▸ **Problem description**:
What is the number of lines containing "this"? Give only that number.

====== Exercise input ======

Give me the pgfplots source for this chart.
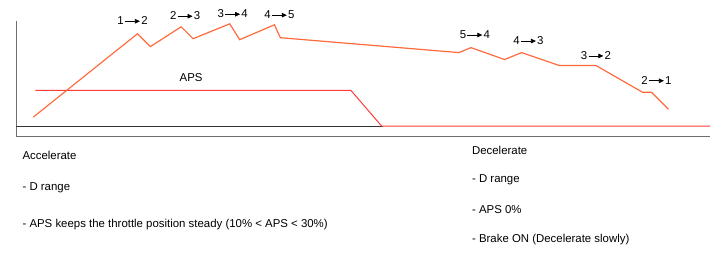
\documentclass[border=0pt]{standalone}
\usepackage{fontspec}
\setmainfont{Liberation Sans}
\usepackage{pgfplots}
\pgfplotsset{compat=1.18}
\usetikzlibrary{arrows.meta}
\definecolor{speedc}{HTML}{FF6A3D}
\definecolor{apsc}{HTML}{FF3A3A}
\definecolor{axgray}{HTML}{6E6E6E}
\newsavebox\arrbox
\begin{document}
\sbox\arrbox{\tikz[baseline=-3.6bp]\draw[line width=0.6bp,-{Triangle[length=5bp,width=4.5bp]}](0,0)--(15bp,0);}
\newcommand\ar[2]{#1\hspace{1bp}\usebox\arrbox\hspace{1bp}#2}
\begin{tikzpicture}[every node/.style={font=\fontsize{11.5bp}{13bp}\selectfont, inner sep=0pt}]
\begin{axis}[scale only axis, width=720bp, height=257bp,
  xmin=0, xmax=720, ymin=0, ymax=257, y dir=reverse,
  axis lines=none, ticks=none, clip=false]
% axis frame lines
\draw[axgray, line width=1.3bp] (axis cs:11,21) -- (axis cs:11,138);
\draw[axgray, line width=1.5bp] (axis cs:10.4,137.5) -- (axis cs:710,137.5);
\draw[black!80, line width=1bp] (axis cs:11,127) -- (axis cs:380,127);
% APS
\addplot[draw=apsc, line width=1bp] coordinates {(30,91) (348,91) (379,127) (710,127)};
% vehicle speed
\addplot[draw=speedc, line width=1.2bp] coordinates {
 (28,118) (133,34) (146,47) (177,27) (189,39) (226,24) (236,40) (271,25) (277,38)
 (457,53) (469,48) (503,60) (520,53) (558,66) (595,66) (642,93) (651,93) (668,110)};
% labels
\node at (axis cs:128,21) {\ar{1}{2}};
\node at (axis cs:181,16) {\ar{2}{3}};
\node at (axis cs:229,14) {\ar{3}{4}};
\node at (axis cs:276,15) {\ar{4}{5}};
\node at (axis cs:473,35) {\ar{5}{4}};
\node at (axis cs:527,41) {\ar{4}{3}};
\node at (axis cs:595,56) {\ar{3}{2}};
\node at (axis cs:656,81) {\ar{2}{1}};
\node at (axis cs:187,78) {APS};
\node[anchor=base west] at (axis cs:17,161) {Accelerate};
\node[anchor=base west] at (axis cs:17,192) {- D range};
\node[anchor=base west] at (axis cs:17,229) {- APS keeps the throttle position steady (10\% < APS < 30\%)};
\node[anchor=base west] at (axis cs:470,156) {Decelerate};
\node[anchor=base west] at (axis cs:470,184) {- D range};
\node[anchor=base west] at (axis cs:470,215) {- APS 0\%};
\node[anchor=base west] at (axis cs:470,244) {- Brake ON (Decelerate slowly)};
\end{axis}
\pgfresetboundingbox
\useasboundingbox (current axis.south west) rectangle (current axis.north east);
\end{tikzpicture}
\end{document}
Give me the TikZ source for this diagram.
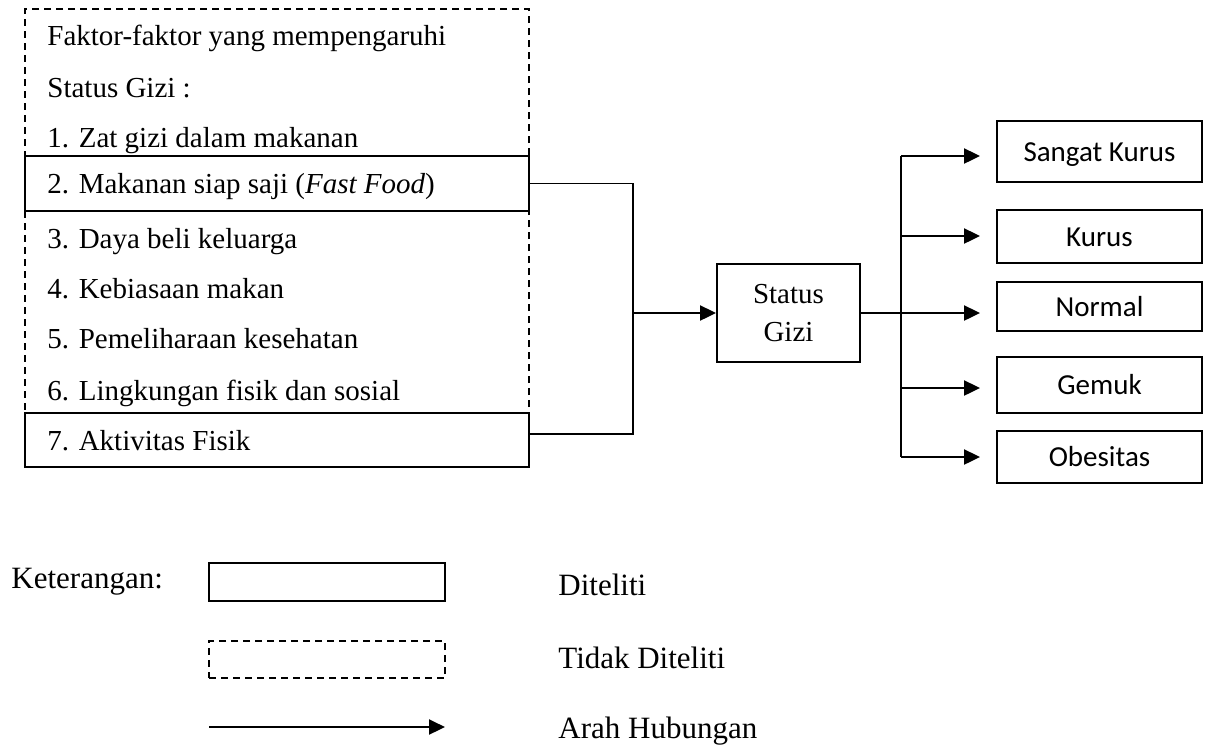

======

▸ **Reply**:
2